My Opinion – Why Do the Laws Get in the Way of Common Sense?
I am a criminal defence lawyer exclusively, so I’m the first to admit that business, tax, and trade laws are not my area of expertise. Certainly, none of this blog is intended or should be taken as legal advice.
It is, however, my strongly held opinion that laws should be based in some sort of common sense and logic.
Frankly, I see no logic in having restrictions that prohibit my friend Eunice in British Columbia from buying a Superflux locally and mailing it to me to try in exchange for a tasty Barncat (and this is a conversation that we often have when drooling over each other’s Facebook and Instagram posts).
Or why my friend Kyle in Newfoundland cannot send me a delicious new offering from the Quidi Vidi Brewery in St. John’s (though don’t get me wrong – if you read my review of their Calm Tom’s DIPA, you’ll know that it was worth the seven-hour roundtrip flight in and of itself!).
There is just no logic to this. The tax money would be staying locally, and the brews would be for personal use. If we are keeping it within Canadian borders, what is the problem here?
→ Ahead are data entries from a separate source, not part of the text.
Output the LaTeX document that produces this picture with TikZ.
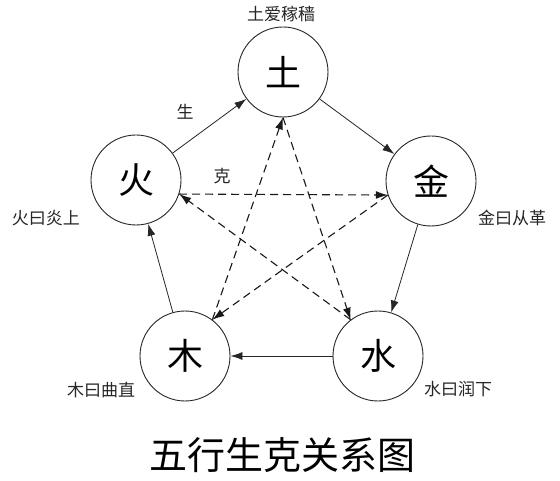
\documentclass[tikz,border=0pt]{standalone}
\usepackage{fontspec}
\newfontfamily\cjk{Noto Sans CJK SC}
\usetikzlibrary{arrows.meta}
\tikzset{
  elem/.style={circle,draw=black!85,line width=0.9pt,minimum size=90pt,inner sep=0pt,font=\cjk\fontsize{36}{36}\selectfont},
  lbl/.style={inner sep=0pt,font=\cjk\fontsize{17}{17}\selectfont,text=black!85},
  sheng/.style={draw=black!85,line width=0.8pt,-{Latex[length=12pt,width=8pt]}},
  ke/.style={draw=black!90,line width=1.1pt,dash pattern=on 8pt off 5pt,-{Latex[length=12pt,width=8pt]}}
}
\begin{document}
\begin{tikzpicture}[x=1pt,y=-1pt]
\useasboundingbox (0,0) rectangle (560,481);
\fill[white] (0,0) rectangle (560,481);
\node[elem] (tu) at (283,72) {土};
\node[elem] (jin) at (431,181) {金};
\node[elem] (shui) at (378,356) {水};
\node[elem] (mu) at (185,356) {木};
\node[elem] (huo) at (136,180) {火};
% labels
\node[lbl] (ltu) at (281,14) {土爱稼穑};
\node[lbl] (lhuo) at (46,218) {火曰炎上};
\node[lbl] (ljin) at (512,218) {金曰从革};
\node[lbl] (lmu) at (101,390) {木曰曲直};
\node[lbl] (lshui) at (458,389) {水曰润下};
\node[lbl] (lsheng) at (185,112) {生};
\node[lbl] (lke) at (222,176) {克};
\node[inner sep=0pt,font=\cjk\fontsize{38}{38}\selectfont] (title) at (282,455) {五行生克关系图};
% sheng cycle
\draw[sheng] (huo) -- (tu);
\draw[sheng] (tu) -- (jin);
\draw[sheng] (jin) -- (shui);
\draw[sheng] (shui) -- (mu);
\draw[sheng] (mu) -- (huo);
% ke cycle
\draw[ke] (mu.53) -- (tu.270);
\draw[ke] (tu.270) -- (shui.127);
\draw[ke] (shui.127) -- (huo.342);
\draw[ke] (huo.342) -- (jin.198);
\draw[ke] (jin.198) -- (mu.53);
\end{tikzpicture}
\end{document}
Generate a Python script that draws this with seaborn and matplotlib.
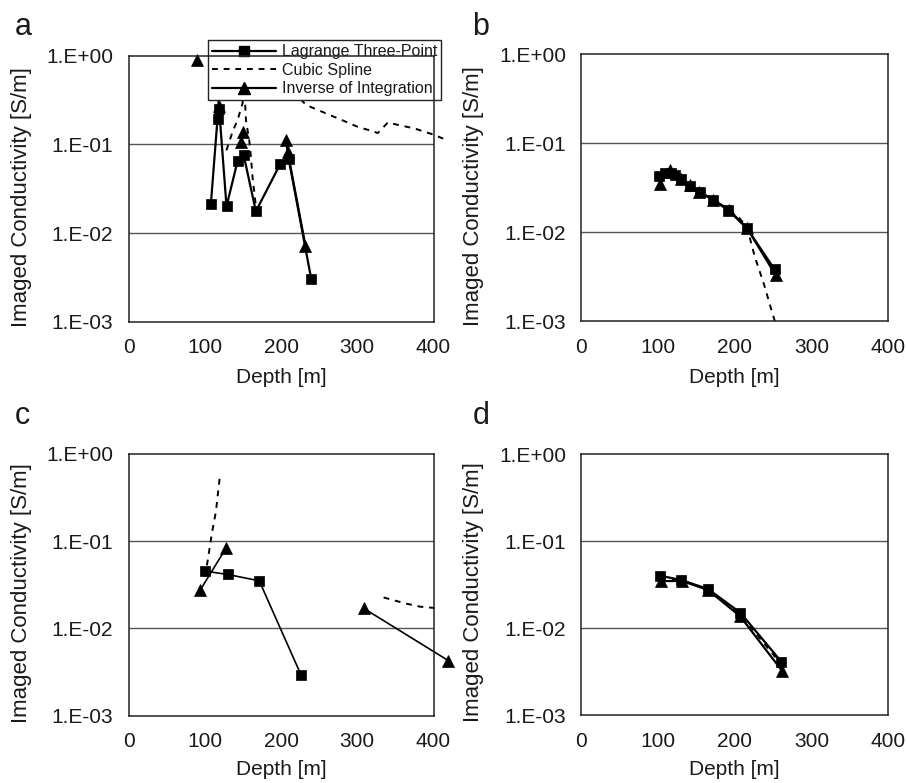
import numpy as np
import matplotlib
matplotlib.use("Agg")
import matplotlib.pyplot as plt
import seaborn as sns
from matplotlib.lines import Line2D
from matplotlib.ticker import NullLocator

sns.set_theme(style="white")
plt.rcParams["font.family"] = ["Liberation Sans", "DejaVu Sans"]

nan = np.nan

# ---- panel a ----
a_lag_x = [108, 116.7, 118.9, 128.5, 143, 150.9, 167, 198.7, 210, 239.5]
a_lag_y = [0.0213, 0.195, 0.247, 0.020, 0.0648, 0.0764, 0.0176, 0.0594, 0.0688, 0.00307]
a_inv_x = [90.4, nan, 116.7, 118.5, nan, 147.4, 149.6, nan, 206.6, 208.8, 232]
a_inv_y = [0.89, nan, 0.434, 0.27, nan, 0.106, 0.138, nan, 0.111, 0.082, 0.0072]
a_spl_x = [128.4, 132, 136.3, 142.9, 149.5, 151.5, 154, 158.3, 160.5, 162.6, 167,
           nan, 215, 233, 268, 285.5, 300.8, 316, 327, 340, 355.6, 375, 399.5, 412.6]
a_spl_y = [0.0855, 0.106, 0.138, 0.187, 0.289, 0.5, 0.187, 0.111, 0.072, 0.043, 0.02,
           nan, 0.4, 0.277, 0.207, 0.179, 0.157, 0.144, 0.134, 0.176, 0.164, 0.151, 0.129, 0.116]

# ---- panel b ----
b_lag_x = [100.9, 108.7, 117.4, 121.7, 130.4, 141.3, 154.3, 171.7, 191.3, 216, 252]
b_lag_y = [0.043, 0.046, 0.0468, 0.044, 0.0394, 0.0334, 0.0282, 0.0231, 0.0178, 0.0111, 0.00384]
b_inv_x = [102.6, 115, 130, 141, 154, 172, 192, 216, 253.5]
b_inv_y = [0.035, 0.05, 0.040, 0.034, 0.0285, 0.0233, 0.018, 0.0112, 0.0033]
b_spl_x = [102, 110, 118, 131, 142, 155, 172, 191, 206, 216, 226, 238.3, 247.8, 252.5]
b_spl_y = [0.042, 0.045, 0.046, 0.039, 0.033, 0.028, 0.023, 0.018, 0.0145, 0.0115,
           0.0054, 0.0026, 0.00136, 0.001]

# ---- panel c ----
c_lag_x = [99.7, 129.9, 171.4, 226]
c_lag_y = [0.0454, 0.0415, 0.0351, 0.00295]
c_inv_x = [94, 127.7, nan, 308.7, 419.6]
c_inv_y = [0.0275, 0.0826, nan, 0.0169, 0.00425]
c_spl_x = [99.7, 103.6, 109.3, 114.6, 120.2, nan, 334.5, 363, 382.6, 408.8]
c_spl_y = [0.039, 0.058, 0.123, 0.218, 0.6, nan, 0.0226, 0.0193, 0.0177, 0.0169]

# ---- panel d ----
d_lag_x = [102.6, 130.4, 165.2, 207.4, 260.9]
d_lag_y = [0.040, 0.0356, 0.0281, 0.015, 0.0041]
d_inv_x = [104.3, 131.7, 165.2, 207, 261.7]
d_inv_y = [0.0347, 0.0347, 0.0273, 0.0137, 0.00323]
d_spl_x = [103, 131, 165, 207, 261]
d_spl_y = [0.039, 0.035, 0.0278, 0.0145, 0.0038]

legend_names = ["Lagrange Three-Point", "Cubic Spline", "Inverse of Integration"]
ytick_vals = [1, 0.1, 0.01, 0.001]
ytick_labels = ["1.E+00", "1.E-01", "1.E-02", "1.E-03"]
xtick_vals = [0, 100, 200, 300, 400]

FS = 15
TXT = "#1a1a1a"
lag_kw = dict(color="black", marker="s", markersize=6.5, linewidth=1.6)
inv_kw = dict(color="black", marker="^", markersize=8, linewidth=1.6)
spl_kw = dict(color="black", linewidth=1.4, linestyle=(0, (3, 3)))


def draw(ax, xs, ys, **kw):
    # split on nan gaps and draw each piece
    x = np.array(xs, float)
    y = np.array(ys, float)
    seg = np.cumsum(np.isnan(x))
    for s in np.unique(seg):
        m = (seg == s) & ~np.isnan(x)
        if m.sum():
            sns.lineplot(x=x[m], y=y[m], ax=ax, sort=False, estimator=None,
                         legend=False, markeredgecolor="black", markeredgewidth=0.5,
                         clip_on=False, zorder=2, **kw)


fig = plt.figure(figsize=(9.07, 7.83), dpi=100)
rects = {
    "a": [0.1417, 0.589, 0.3363, 0.340],
    "b": [0.6411, 0.5894, 0.3379, 0.3416],
    "c": [0.1417, 0.0862, 0.3363, 0.334],
    "d": [0.6411, 0.0868, 0.3379, 0.3333],
}
panels = {
    "a": (a_lag_x, a_lag_y, a_spl_x, a_spl_y, a_inv_x, a_inv_y),
    "b": (b_lag_x, b_lag_y, b_spl_x, b_spl_y, b_inv_x, b_inv_y),
    "c": (c_lag_x, c_lag_y, c_spl_x, c_spl_y, c_inv_x, c_inv_y),
    "d": (d_lag_x, d_lag_y, d_spl_x, d_spl_y, d_inv_x, d_inv_y),
}
letter_pos = {"a": (0.016, 0.9553), "b": (0.521, 0.9553), "c": (0.016, 0.4585), "d": (0.521, 0.4585)}

for key, rect in rects.items():
    ax = fig.add_axes(rect)
    ax.set_yscale("log")
    lx, ly, sx, sy, ix, iy = panels[key]
    lw = 1.2 if key == "c" else 1.6
    draw(ax, sx, sy, **spl_kw)
    draw(ax, ix, iy, **{**inv_kw, "linewidth": lw})
    draw(ax, lx, ly, **{**lag_kw, "linewidth": lw})

    ax.set_xlim(0, 400)
    ax.set_ylim(0.001, 1)
    ax.set_xticks(xtick_vals)
    ax.set_xticklabels([str(v) for v in xtick_vals], fontsize=FS)
    ax.set_yticks(ytick_vals)
    ax.set_yticklabels(ytick_labels, fontsize=FS)
    ax.yaxis.set_minor_locator(NullLocator())
    ax.tick_params(axis="x", direction="in", length=5, width=1, color="black", pad=12, labelcolor=TXT)
    ax.tick_params(axis="y", direction="in", length=0, pad=11, labelcolor=TXT)
    ax.grid(False)
    for yv in ytick_vals[1:3]:
        ax.axhline(yv, color="#555555", linewidth=1.0, zorder=0.5)
    for sp in ax.spines.values():
        sp.set_color("#222222")
        sp.set_linewidth(1.1)
        sp.set_visible(True)

    ax.set_xlabel("Depth [m]", fontsize=FS, color=TXT)
    ax.set_ylabel("Imaged Conductivity [S/m]", fontsize=16, color=TXT)
    ax.yaxis.set_label_coords(-0.318, 0.47)
    ax.xaxis.set_label_coords(0.5, -0.172)

    fig.text(*letter_pos[key], key, fontsize=22, color=TXT, ha="left", va="baseline")

    if key == "a":
        handles = [
            Line2D([], [], color="black", marker="s", markersize=6.5, linewidth=1.6),
            Line2D([], [], color="black", linewidth=1.4, linestyle=(0, (3, 3))),
            Line2D([], [], color="black", marker="^", markersize=8, linewidth=1.6),
        ]
        leg = ax.legend(handles, legend_names, loc="upper left", bbox_to_anchor=(0.262, 1.058),
                        fontsize=11.5, frameon=True, fancybox=False, framealpha=1,
                        facecolor="white", edgecolor="#222222", borderpad=0.25,
                        borderaxespad=0, labelspacing=0.22, handlelength=4.0,
                        handletextpad=0.35, markerscale=1.0)
        leg.get_frame().set_linewidth(1.0)
        for t in leg.get_texts():
            t.set_color(TXT)
        leg.set_zorder(2.4)

fig.savefig("out.png", dpi=100)
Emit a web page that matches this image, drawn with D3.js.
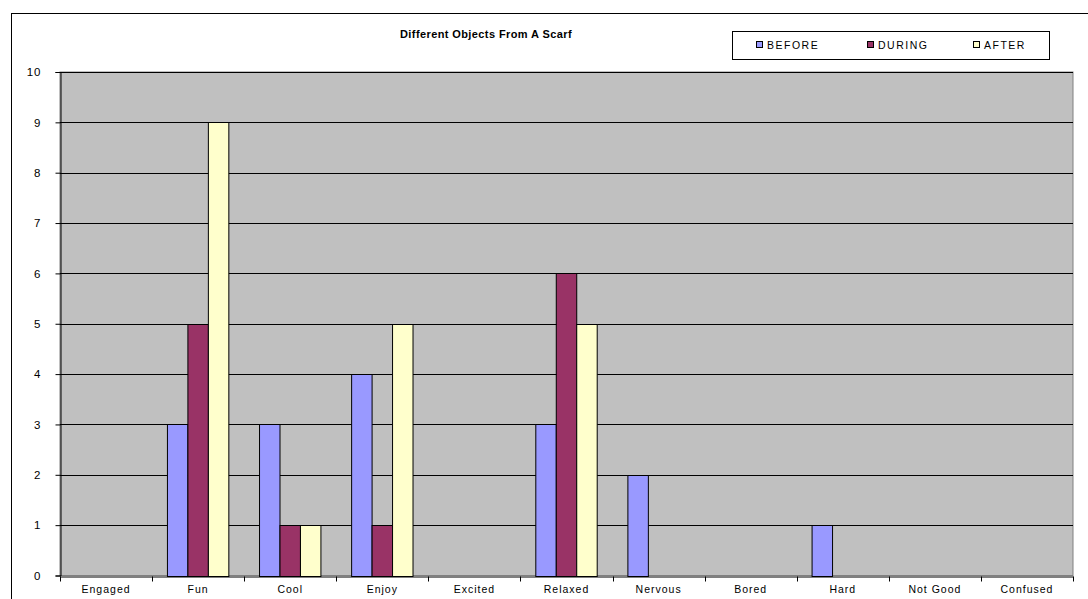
<!DOCTYPE html>
<html lang="en">
<head>
    <meta charset="UTF-8">
    <title>Different Objects From A Scarf</title>
    <script src="https://d3js.org/d3.v7.min.js"></script>
    <style>
        body { margin: 0; background: #fff; }
        svg text { font-family: "Liberation Sans", Arial, sans-serif; fill: #000; }
        .title { font-size: 11px; font-weight: bold; letter-spacing: 0.4px; }
    </style>
</head>
<body>
    <svg width="1088" height="599"></svg>
    <script>
        const categories = ["Engaged", "Fun", "Cool", "Enjoy", "Excited", "Relaxed", "Nervous", "Bored", "Hard", "Not Good", "Confused"];
        const seriesNames = ["BEFORE", "DURING", "AFTER"];
        const before = [0, 3, 3, 4, 0, 3, 2, 0, 1, 0, 0];
        const during = [0, 5, 1, 1, 0, 6, 0, 0, 0, 0, 0];
        const after = [0, 9, 1, 5, 0, 5, 0, 0, 0, 0, 0];
        const yTicks = [0, 1, 2, 3, 4, 5, 6, 7, 8, 9, 10];
        const colors = ["#9999FF", "#993366", "#FFFFCC"];

        const series = [before, during, after];
        const width = 1088, height = 599;
        const margin = { top: 72, right: 15, bottom: 23, left: 60 };

        const svg = d3.select("svg");

        // outer chart border
        svg.append("rect")
            .attr("x", 11.5).attr("y", 13.5)
            .attr("width", 1100).attr("height", 620)
            .attr("fill", "none").attr("stroke", "#000").attr("stroke-width", 1);

        const x0 = d3.scaleBand()
            .domain(categories)
            .range([margin.left, width - margin.right])
            .paddingInner(0).paddingOuter(0);

        // gap width 150% -> bars take 3/4.5 of each category
        const x1 = d3.scaleBand()
            .domain(seriesNames)
            .range([0, x0.bandwidth()])
            .paddingOuter(0.75).paddingInner(0);

        const y = d3.scaleLinear()
            .domain([0, 10])
            .range([height - margin.bottom - 0.5, margin.top]);

        // plot area
        svg.append("rect")
            .attr("x", margin.left).attr("y", margin.top)
            .attr("width", width - margin.right - margin.left)
            .attr("height", y(0) - margin.top)
            .attr("fill", "#C0C0C0")
            .attr("stroke", "#808080");

        // gridlines
        svg.append("g")
            .selectAll("line")
            .data(yTicks.filter(d => d > 0))
            .join("line")
            .attr("x1", margin.left).attr("x2", width - margin.right)
            .attr("y1", d => Math.round(y(d)) + 0.5).attr("y2", d => Math.round(y(d)) + 0.5)
            .attr("stroke", "#000").attr("stroke-width", 1);

        // bars
        const groups = svg.append("g")
            .selectAll("g")
            .data(categories)
            .join("g")
            .attr("transform", d => `translate(${x0(d)},0)`);

        groups.selectAll("rect")
            .data((c, i) => seriesNames.map((s, k) => ({ s, k, v: series[k][i] })).filter(d => d.v > 0))
            .join("rect")
            .attr("x", d => x1(d.s))
            .attr("y", d => Math.round(y(d.v)) + 0.5)
            .attr("width", x1.bandwidth())
            .attr("height", d => Math.round(y(0)) - Math.round(y(d.v)))
            .attr("fill", d => colors[d.k])
            .attr("stroke", "#000").attr("stroke-width", 1);

        // y axis
        const yAxis = svg.append("g")
            .attr("transform", `translate(${margin.left + 0.5},0)`)
            .call(d3.axisLeft(y).tickValues(yTicks).tickSize(5).tickPadding(14).tickFormat(d3.format("d")));
        yAxis.select(".domain").attr("stroke", "#000");
        yAxis.selectAll("text")
            .attr("font-family", null)
            .style("font-size", "11.5px").style("letter-spacing", "1px");

        // x axis
        const xAxis = svg.append("g")
            .attr("transform", `translate(0,${Math.round(y(0)) + 0.5})`)
            .call(d3.axisBottom(x0).tickSize(0).tickPadding(9));
        xAxis.select(".domain").attr("stroke", "#000");
        xAxis.selectAll("text")
            .attr("font-family", null)
            .style("font-size", "10.5px").style("letter-spacing", "1px");
        // ticks between categories
        xAxis.selectAll(".sep")
            .data(d3.range(categories.length + 1))
            .join("line")
            .attr("class", "sep")
            .attr("x1", i => Math.round(margin.left + i * x0.step()) + 0.5)
            .attr("x2", i => Math.round(margin.left + i * x0.step()) + 0.5)
            .attr("y1", 0).attr("y2", 5)
            .attr("stroke", "#000");

        // title
        svg.append("text")
            .attr("class", "title")
            .attr("x", 486).attr("y", 38)
            .attr("text-anchor", "middle")
            .text("Different Objects From A Scarf");

        // legend
        const legend = svg.append("g");
        legend.append("rect")
            .attr("x", 732.5).attr("y", 31.5)
            .attr("width", 317).attr("height", 28)
            .attr("fill", "#fff").attr("stroke", "#000");
        const legendX = [756, 867, 973];
        seriesNames.forEach((s, k) => {
            legend.append("rect")
                .attr("x", legendX[k] + 0.5).attr("y", 41.5)
                .attr("width", 6).attr("height", 6)
                .attr("fill", colors[k]).attr("stroke", "#000");
            legend.append("text")
                .attr("x", legendX[k] + 11).attr("y", 49)
                .style("font-size", "10.5px").style("letter-spacing", "1.5px")
                .text(s);
        });
    </script>
</body>
</html>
Craft brewers can, of course, make their product available to the provincial liquor control boards to distribute, and Ontarians can find many great extraprovincial and international beers available through the LCBO online ordering system.
However, there is anecdotal evidence that the process to get beers approved for sale is convoluted and complex. It also leads to a loss of control of the distribution of the product, and is undoubtedly more costly to involve a third party in sales.
Moreover, with many microbreweries turning over new products on a weekly or semi-weekly basis, the red tape of dealing with a provincial regulator can inhibit much of the hype-based marketing that I mentioned above, reducing some of the charm and excitement of the industry.
Since this is an opinion piece, and not a legal analysis, I’ll close with a question.
With so many outstanding beers being brewed in towns and cities, small and large, from sea to shining sea – when will we finally be able to share more readily with our friends and family across this great Nation?!